Game: The Divine Alligator
Publisher: 0one Roleplaying Games
Series: d20
Reviewer: Wyrdmaster
Review Dated: 8th, June 2004
Reviewer’s Rating: 6/10 [ On the ball ]
Total Score: 6
Average Score: 6.00
The Divine Alligator is an adventure title that grabs your attention. This 49-paged PDF comes from 0one Roleplaying Games and that’s a company known for absolutely fantastic cartography. Sure enough there are excellent maps in this adventure; we have the usual battlemap tiles and we also enjoy a bird’s eye view of wide area geographic locations. There is, however, a separate Battlemap PDF just for the key building of the adventure.
The interesting thing about The Divine Alligator is that you don’t have to have an alligator in it. Nor do you need to set it in a swamp. Nor do you need lizardmen. I suspect most DMs who buy pre-written adventures do so with some expectation of changing bits. It’s good to have the publisher offer some helpful bits of help. Oone’s adventures also typically find some space to help DMs scale adventures up, making them harder, and down to make them easier. The Divine Alligator is no exception. As with others in the Master Adventures series some of the encounters in the game are probably too tough to combat dice through. Thinking will be required for this adventure and this is always a good thing.
This is a d20 adventure. It’s written for four 7th level characters and it works best if one of those four characters is a druid or ranger. It’s also preferable to have someone with a touch of diplomacy, religious knowledge and it’s a whole different adventure if someone can speak Draconic.
And that’s it. If you’re a naughty player who suspects your DM might run The Divine Alligator then go read something else on the site now. Er, run the divine alligator? Take it for a walk? Walkies! I wonder if plays fetch.
Problems in the swamp go back to the dealings of an ancient black dragon. Working to please a draconic deity of Death and Decay the black dragon sets about creating a horde of minions. The dragon creates the half-dragons by infusing each with dragon blood. One of the more terrible and therefore satisfactory creations was Tannin the dragon-alligator. The dragon retires to hibernation but Tannin remains. Some time later human and Halfling settlers move in to the swamp. There’s conflict with the local lizardmen tribes; newcomers over natives. Many of the lizardmen tribes move deeper into the swamp to escape. One of them, unluckily, moves into Tannin’s lair. Problems. Deaths. Then after some internal politics in the tribe – important later on – a new, Tannin worshipping, leader comes to the fore. Tannin can’t grant any divine power of his own but the draconic Death Decay deity is more than happy to feed the cult. As the conflicts gets worse the whole swamp begins to change and this includes the creation or mutation of new animals. It becomes an evil place known as the Dread Swamp. This is where we take our player characters.

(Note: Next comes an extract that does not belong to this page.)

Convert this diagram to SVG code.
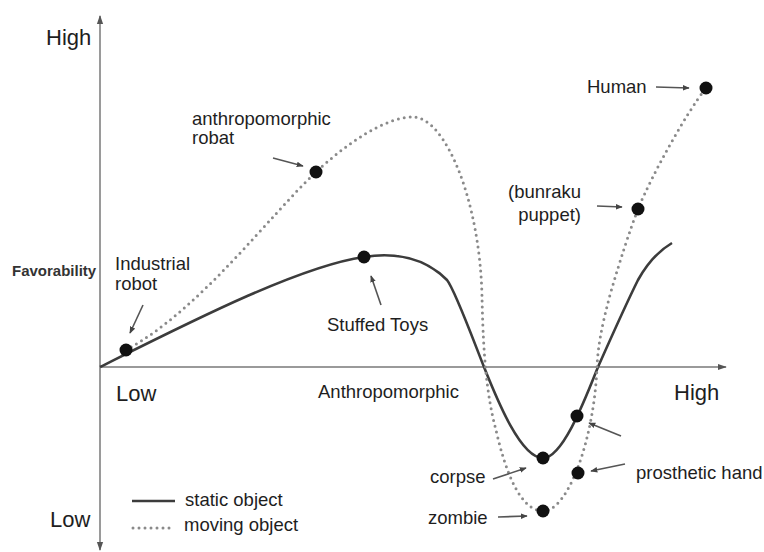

Rather conveniently 0one includes a chapter-by-chapter summary of the adventure. DMs shouldn’t read this and think they know the game, The Divine Alligator requires more preparation than that and the summary is selectively concise. This following overview of the adventure is even shorter.
Chapter one has the PCs arrive in the outskirts of the Dread Swamp where they become (hopefully) involved in sorting out tensions between the settlers and the nearby lizardmen. In a nice twist there are plenty of human and Halfling settlers who are really the aggressors and troublemakers in the conflict.
Chapter two has the PCs have their first real trek through the swamp. This will involve encounters with some of those warped creatures. The PCs will (hopefully – ah, the problems with pre-written adventures) meet the nearby tribe of lizardmen and find them quite friendly. They’ll learn of a splinter group, a break away tribe, and that it is likely to be them causing the problems.
Chapter three has the players meet the Splintered / God’s Tribe and enter their settlement. The God’s Tribe is so-called (by themselves) because they are Tannin’s lot.
Chapter three isn’t a combat-fest. It isn’t a skirmish which pits the player party group up against the tribe. At least, it doesn’t have to be, it could certainly wind up like that. There are two more chapters. Two chapters where the players can explore the temple and come face to face with Tannin and even here there doesn’t have to be a grand finale.
0one’s work is always pretty. The Divine Alligator has some excellent maps and illustrations. There are maps so there’s bound to be an element where the game is designed to have miniatures moved around in a tactical melee. To a point The Divine Alligator is a linear adventure and to a lesser extent it is a dungeon crawl – but that’s not really fair. The Divine Alligator is as non-linear and as open as a game designed to lead players to an ultimate encounter in the deepest level of an atmospheric building as could be expected. The Divine Alligator works best, I think, if the DM has it handy but doesn’t need to use it. PDF adventures suit this sort of “handy resource adventure” role well. 0one’s help on scaling the adventure and setting it elsewhere is exceptionally handy in this respect. On the other hand, with the exception of the cartography – the bulk of which is else product – there isn’t anything here which a DM of some experience couldn’t throw together quickly himself.